# What you have to do
Leave out the pictures, and write out exactly the lines from the beginning of the material to the line holding "(siglol2 -| sigbox2.west);", that line included, and nothing else.

# Collected data
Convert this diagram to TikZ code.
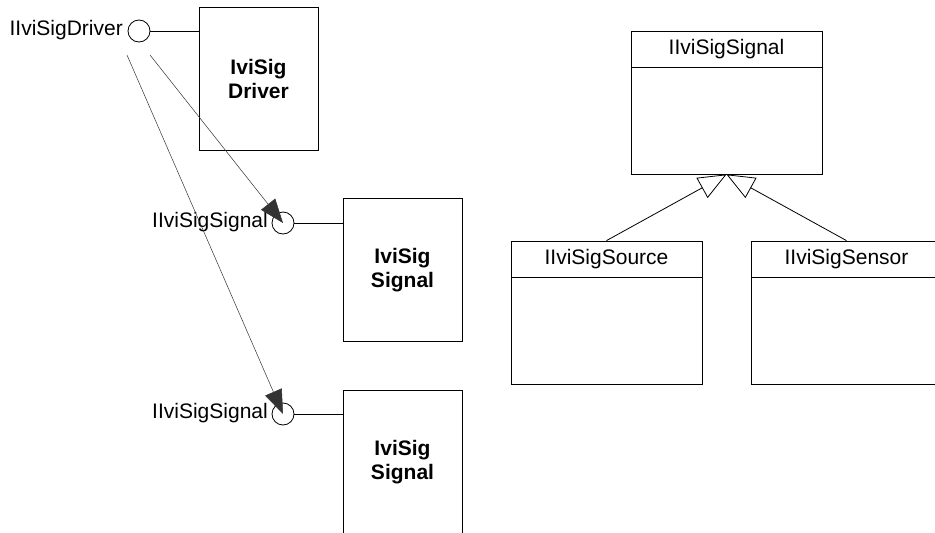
\documentclass[tikz,border=0pt]{standalone}
\usepackage{fontspec}
\setmainfont{Liberation Sans}
\usetikzlibrary{arrows.meta,calc}

\begin{document}
\begin{tikzpicture}[x=1pt,y=-1pt]
    % Define styles
    \tikzset{
        comp/.style={draw, line width=0.8pt, minimum width=119pt, minimum height=143pt,
            align=center, font=\fontsize{21}{24}\selectfont\bfseries},
        lolly/.style={draw, circle, line width=0.8pt, minimum size=22pt, inner sep=0pt, fill=white},
        iname/.style={anchor=east, inner sep=0pt, font=\fontsize{21}{24}\selectfont},
        classbox/.style={draw, line width=0.8pt, minimum width=191pt, minimum height=143pt},
        classhead/.style={draw, line width=0.8pt, anchor=north, minimum width=191pt,
            minimum height=36pt, inner sep=0pt, font=\fontsize{21}{24}\selectfont},
        uses/.style={line width=0.5pt, black!80, -{Triangle[length=24pt,width=18pt]}},
        inherit/.style={line width=0.8pt, -{Triangle[open,length=28pt,width=23pt,fill=white]}}
    }
    
    % Fix the page size
    \useasboundingbox (0,0) rectangle (935,533);
    \clip (0,0) rectangle (935,533);
    
    % Draw components
    \node[comp] (drvbox) at (258.5,78.5) {IviSig\\Driver};
    \node[comp] (sigbox1) at (402.5,270) {IviSig\\Signal};
    \node[comp] (sigbox2) at (402.5,462) {IviSig\\Signal};
    
    % Draw interface lollipops
    \node[lolly] (drvlol) at (139,31) {};
    \node[lolly] (siglol1) at (283,223) {};
    \node[lolly] (siglol2) at (283,414) {};
    \draw[line width=0.8pt] (drvlol.east) -- (drvlol -| drvbox.west);
    \draw[line width=0.8pt] (siglol1.east) -- (siglol1 -| sigbox1.west);
    \draw[line width=0.8pt] (siglol2.east) -- (siglol2 -| sigbox2.west);
    
    % Add interface names
    \node[iname] (drvlbl) at (123,30) {IIviSigDriver};
    \node[iname] (siglbl1) at (268,222) {IIviSigSignal};
    \node[iname] (siglbl2) at (268,413) {IIviSigSignal};
    
    % Draw usage arrows
    \coordinate (drvout1) at ($(drvlol.center)+(11,24)$);
    \coordinate (drvout2) at ($(drvlol.center)+(-12,24)$);
    \draw[uses] (drvout1) -- (siglol1.center);
    \draw[uses] (drvout2) -- (siglol2.center);
    
    % Draw class hierarchy
    \node[classbox] (csig) at (726.5,102.5) {};
    \node[classhead] (csighead) at (csig.north) {IIviSigSignal};
    \node[classbox] (csrc) at (606.5,312.5) {};
    \node[classhead] (csrchead) at (csrc.north) {IIviSigSource};
    \node[classbox] (csen) at (846.5,312.5) {};
    \node[classhead] (csenhead) at (csen.north) {IIviSigSensor};
    
    % Draw inheritance
    \draw[inherit] (csrc.north) -- (csig.south);
    \draw[inherit] (csen.north) -- (csig.south);
\end{tikzpicture}
\end{document}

# Response
Convert this diagram to TikZ code.
\documentclass[tikz,border=0pt]{standalone}
\usepackage{fontspec}
\setmainfont{Liberation Sans}
\usetikzlibrary{arrows.meta,calc}

\begin{document}
\begin{tikzpicture}[x=1pt,y=-1pt]
    % Define styles
    \tikzset{
        comp/.style={draw, line width=0.8pt, minimum width=119pt, minimum height=143pt,
            align=center, font=\fontsize{21}{24}\selectfont\bfseries},
        lolly/.style={draw, circle, line width=0.8pt, minimum size=22pt, inner sep=0pt, fill=white},
        iname/.style={anchor=east, inner sep=0pt, font=\fontsize{21}{24}\selectfont},
        classbox/.style={draw, line width=0.8pt, minimum width=191pt, minimum height=143pt},
        classhead/.style={draw, line width=0.8pt, anchor=north, minimum width=191pt,
            minimum height=36pt, inner sep=0pt, font=\fontsize{21}{24}\selectfont},
        uses/.style={line width=0.5pt, black!80, -{Triangle[length=24pt,width=18pt]}},
        inherit/.style={line width=0.8pt, -{Triangle[open,length=28pt,width=23pt,fill=white]}}
    }
    
    % Fix the page size
    \useasboundingbox (0,0) rectangle (935,533);
    \clip (0,0) rectangle (935,533);
    
    % Draw components
    \node[comp] (drvbox) at (258.5,78.5) {IviSig\\Driver};
    \node[comp] (sigbox1) at (402.5,270) {IviSig\\Signal};
    \node[comp] (sigbox2) at (402.5,462) {IviSig\\Signal};
    
    % Draw interface lollipops
    \node[lolly] (drvlol) at (139,31) {};
    \node[lolly] (siglol1) at (283,223) {};
    \node[lolly] (siglol2) at (283,414) {};
    \draw[line width=0.8pt] (drvlol.east) -- (drvlol -| drvbox.west);
    \draw[line width=0.8pt] (siglol1.east) -- (siglol1 -| sigbox1.west);
    \draw[line width=0.8pt] (siglol2.east) -- (siglol2 -| sigbox2.west);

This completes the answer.